Pabrik yang berdiri seluas 11 hektar ini tidak hanya berdiri bangunan bekas pabrik saja namun juga bangunan lain seperti perumahan dinas para pegawai belanda dan pribumi. Selain bangunan, sisa sisa kejayaan pabrik juga ditemukan melalui banyaknya bekas bekas jalan lori yang dipergunakan sebagai pengangkut tebu. Sebagai bahan baku utama, tebu-tebu yang digiling oleh pabrik berasal dari wilayah perkebunan rakyat sekitar Kalibagor, Banyumas bahkan kabupaten tetangga. Dalam pengoperasiannya pabrik ini mampu menyerap tenaga kerja hingga mencapai seribu karyawan. Namun akibat goncangan ekonomi di tahun 1997 pabrik ini bangkrut. Memang pada awalnya pabrik ini sempat akan dilakukan Diamalgasi yaitu penggabungan dengan pabrik lain namun kondisi saat itu eror sehingga nasib pabrik dan karyawan pabrik ini terbengkalai.
***
jalan penghubung antara purwokerto-jogja, f/pri/2015
“Ganu ya pabrik kie apik banget” dalam bahasa Indonesia artinya dahulu pabrik ini bagus sekali. Ungkapan ini saya dapatkan kala sempat bertanya kepada orang tua yang telah tinggal lama di sekitar kalibagor. Ia tidak mengingat seberapa banyak pabrik ini memberikan mamfaat bagi masyarakat maupun negara. Namun ia hanya bisa mengingat bahwa pabrik ini adalah bangunan luas yang selalu ramai. Orang tuanya bahkan kakek buyutnya pernah menjadi bagian dari pabrik gula. Pabrik yang mengolah gula rakyat ini telah menggerakan perekonomian masyarakat saat itu.
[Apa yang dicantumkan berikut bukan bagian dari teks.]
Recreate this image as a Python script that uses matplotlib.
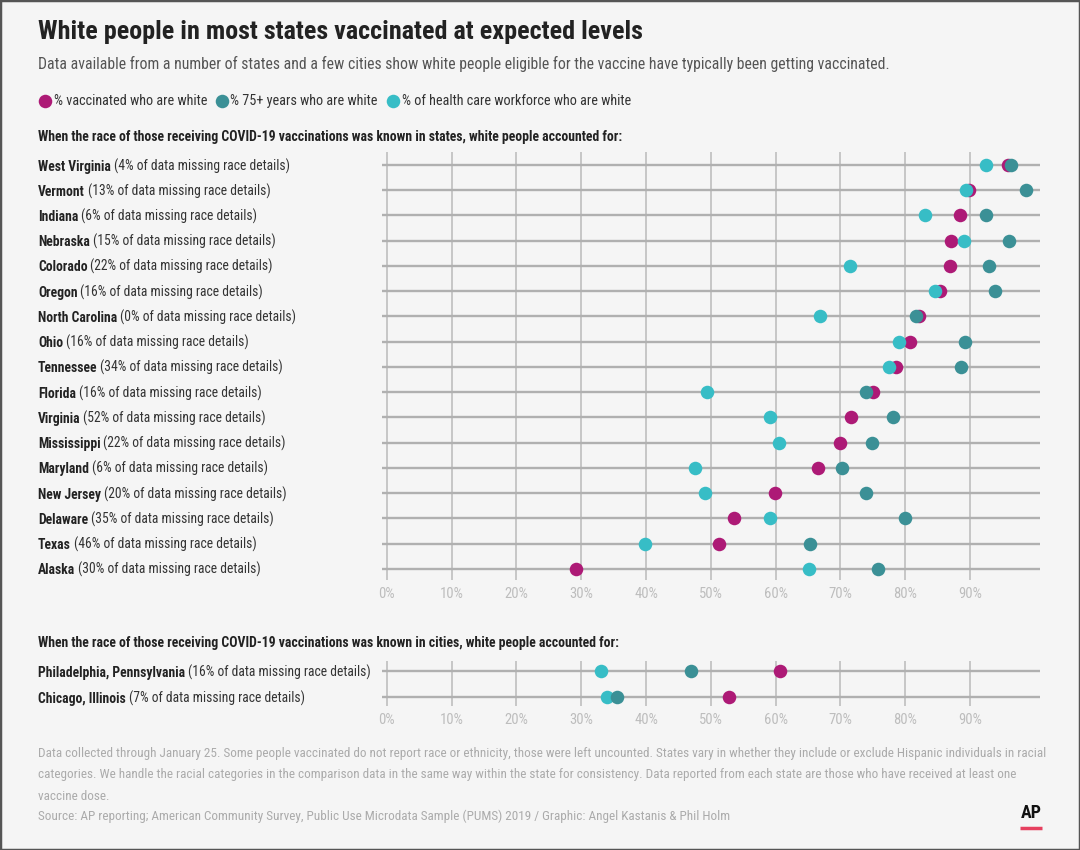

Dalam berbagai sumber, saya menemukan bahwa pabrik gula ini bisa mencapai produksi gula hingga 100 ton per hari. Sebuah jumlah yang besar jika bisa dibayangkan oleh pemerintah saat ini. Namun di sisi lain, ketimpangan sangat nyata antara jumlah kebutuhan masyarakat dengan kebutuhan gula membuat pemerintah tega mencukupinya dengan melakukan impor. Bahkan setiap musim giling tebu di kota Purwokerto maupun sekitar pabrik akan ada berbagai keramaian aktivitas hiburan baik itu wayang orang, wayang kulit, dan hiburan lain yang sulit terlupakan oleh generasi tua sekarang ini yang pernah menjalaninya.
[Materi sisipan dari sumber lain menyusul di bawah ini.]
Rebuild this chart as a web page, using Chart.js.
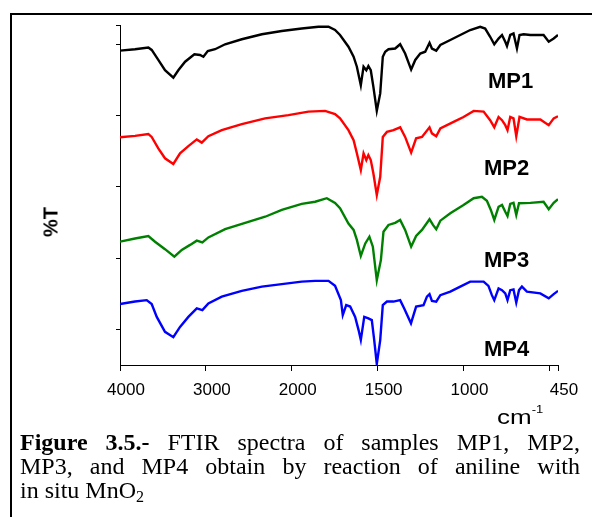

Bangunan tua ini tidak hanya menyisakan replika kegagahan menara namun juga tulisan besar “ Pabrik Gula Kalibagor 1839” mengisyaratkan bahwa pabrik ini adalah simbol dari kemakmuran rakyat. Namun simbol kejayaan ekonomi itu terabaikan oleh halaman luas yang kini dipenuhi rumput liar atau bangunan tua yang hanya bisa disinggahi oleh truk besar setiap harinya.
***
“ Jarenne siki ya angker “ dalam bahasa Indonesia katanya sekarang angker. Kutipan ini terngiang saat saya menanyakan bangunan tua ini kepadanya. Bangunan tua yang tidak dihuni hanya menyisakan bangkai-bangkai besar yang tidak terurus. Sesekali memang ada manusia yang berdiri di sekitar pabrik ini, biasanya mereka hanya ngarit, ambil rumput untuk makan ternak.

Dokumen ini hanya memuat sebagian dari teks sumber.